Kassel: Welches dieser vier nominierten, wissenschaftlichen Projekte wirklich ausgezeichnet wird, wird erst heute Abend kurz vor Beginn der Veranstaltung bekannt gegeben. Insofern ist es nur Spekulation, muss auch mal sein. Herr Nordwig, was glauben Sie denn, wer der vier wird den Preis bekommen?

Nordwig: Das ist nun wirklich schwer zu sagen. Ich könnte mir vorstellen, dass nun angesichts der Diskussion, wir haben gerade im Moment auf Bali die Klimakonferenz, wir haben das Kyoto-Protokoll, das ausläuft, Energie sparen ist wirklich das Thema Nummer eins im Moment, ich könnte mir vorstellen, dass die Lithium-Ionen-Akkus oder auch die Leuchtdioden, die tragen beide sehr stark zum Energiesparen bei, dass eins von den beiden Projekten das Rennen macht.
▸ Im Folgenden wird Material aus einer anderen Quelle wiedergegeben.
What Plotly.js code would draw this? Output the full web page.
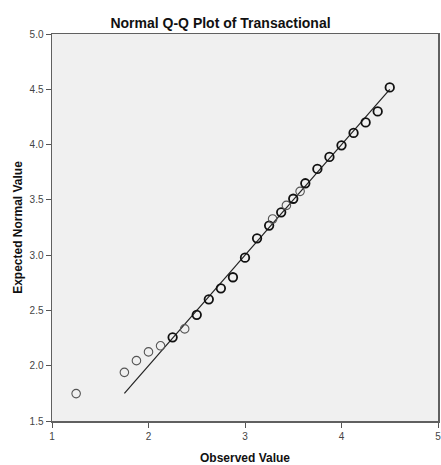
<!DOCTYPE html>
<html>
<head>
<meta charset="utf-8">
<script src="https://cdn.plot.ly/plotly-3.0.1.min.js"></script>
<style>html,body{margin:0;padding:0;background:#fff;}#chart{width:441px;height:465px;}</style>
</head>
<body>
<div id="chart"></div>
<script>
// Observed values and their expected normal values
const observed = [1.25, 1.75, 1.875, 2.0, 2.125, 2.25, 2.375, 2.5, 2.625, 2.75, 2.875, 3.0, 3.125, 3.25, 3.286, 3.375, 3.429, 3.5, 3.571, 3.625, 3.75, 3.875, 4.0, 4.125, 4.25, 4.375, 4.5];
const expected = [1.748, 1.94, 2.046, 2.125, 2.18, 2.257, 2.333, 2.46, 2.60, 2.70, 2.80, 2.977, 3.152, 3.267, 3.327, 3.387, 3.45, 3.51, 3.577, 3.65, 3.78, 3.888, 3.993, 4.105, 4.20, 4.30, 4.517];
// number of cases at each point (overlapping cases drawn darker)
const caseCount = [1, 1, 1, 1, 1, 2, 1, 2, 2, 2, 2, 2, 2, 2, 1, 2, 1, 2, 1, 2, 2, 2, 2, 2, 2, 2, 2];
// reference line endpoints
const lineX = [1.75, 4.5];
const lineY = [1.75, 4.5];
const xTicks = [1, 2, 3, 4, 5];
const yTicks = [1.5, 2.0, 2.5, 3.0, 3.5, 4.0, 4.5, 5.0];

const lineColors = caseCount.map(c => c > 1 ? '#111111' : '#555555');
const lineWidths = caseCount.map(c => c > 1 ? 1.8 : 1.1);

const data = [
  {x: lineX, y: lineY, type: 'scatter', mode: 'lines', line: {color: '#222', width: 1.2}, hoverinfo: 'skip'},
  {x: observed, y: expected, type: 'scatter', mode: 'markers',
   marker: {symbol: 'circle-open', size: 8.5, color: lineColors, line: {color: lineColors, width: lineWidths}}}
];

const axisFont = {family: 'Arial, "Liberation Sans", sans-serif', size: 10, color: '#444'};
const layout = {
  width: 441, height: 465,
  margin: {l: 52, r: 3, t: 34, b: 44, pad: 0},
  paper_bgcolor: '#ffffff', plot_bgcolor: '#f0f0f0',
  showlegend: false,
  title: {text: 'Normal Q-Q Plot of Transactional', x: 0.5, xref: 'container', xanchor: 'center', y: 1, yref: 'container', yanchor: 'top', pad: {t: 18},
          font: {family: 'Arial, "Liberation Sans", sans-serif', size: 14, color: '#111', weight: 'bold'}},
  xaxis: {range: [1, 5], tickvals: xTicks, ticktext: xTicks.map(String), ticks: 'outside', ticklen: 5, tickwidth: 1, tickcolor: '#555',
          ticklabeloverflow: 'allow',
          showgrid: false, zeroline: false, showline: true, mirror: true, linecolor: '#606060', linewidth: 1.5,
          tickfont: axisFont,
          title: {text: 'Observed Value', standoff: 14, font: {family: 'Arial, "Liberation Sans", sans-serif', size: 12, color: '#111', weight: 'bold'}}},
  yaxis: {range: [1.5, 5], tickvals: yTicks, ticktext: yTicks.map(v => v.toFixed(1)), ticks: 'outside', ticklen: 5, tickwidth: 1, tickcolor: '#555',
          ticklabeloverflow: 'allow',
          showgrid: false, zeroline: false, showline: true, mirror: true, linecolor: '#606060', linewidth: 1.5,
          tickfont: axisFont,
          title: {text: 'Expected Normal Value', standoff: 4, font: {family: 'Arial, "Liberation Sans", sans-serif', size: 12, color: '#111', weight: 'bold'}}}
};

Plotly.newPlot('chart', data, layout, {staticPlot: true, displayModeBar: false});
</script>
</body>
</html>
Kassel: Da haben Sie jetzt eine Fifty-Fifty-Chance. Ich lege mich fest, ich sage, die Kristalle werden es. Ich danke Ihnen! Helmut Nordwig war das über den Deutschen Zukunftspreis. Die vier Nominierten haben Sie gehört, wer ihn bekommt, das können Sie erleben heute Abend ab 19.000 Uhr verleiht Bundespräsident Horst Köhler den Preis, und eine Zusammenfassung ist ab 22.15 Uhr dann im ZDF zu sehen.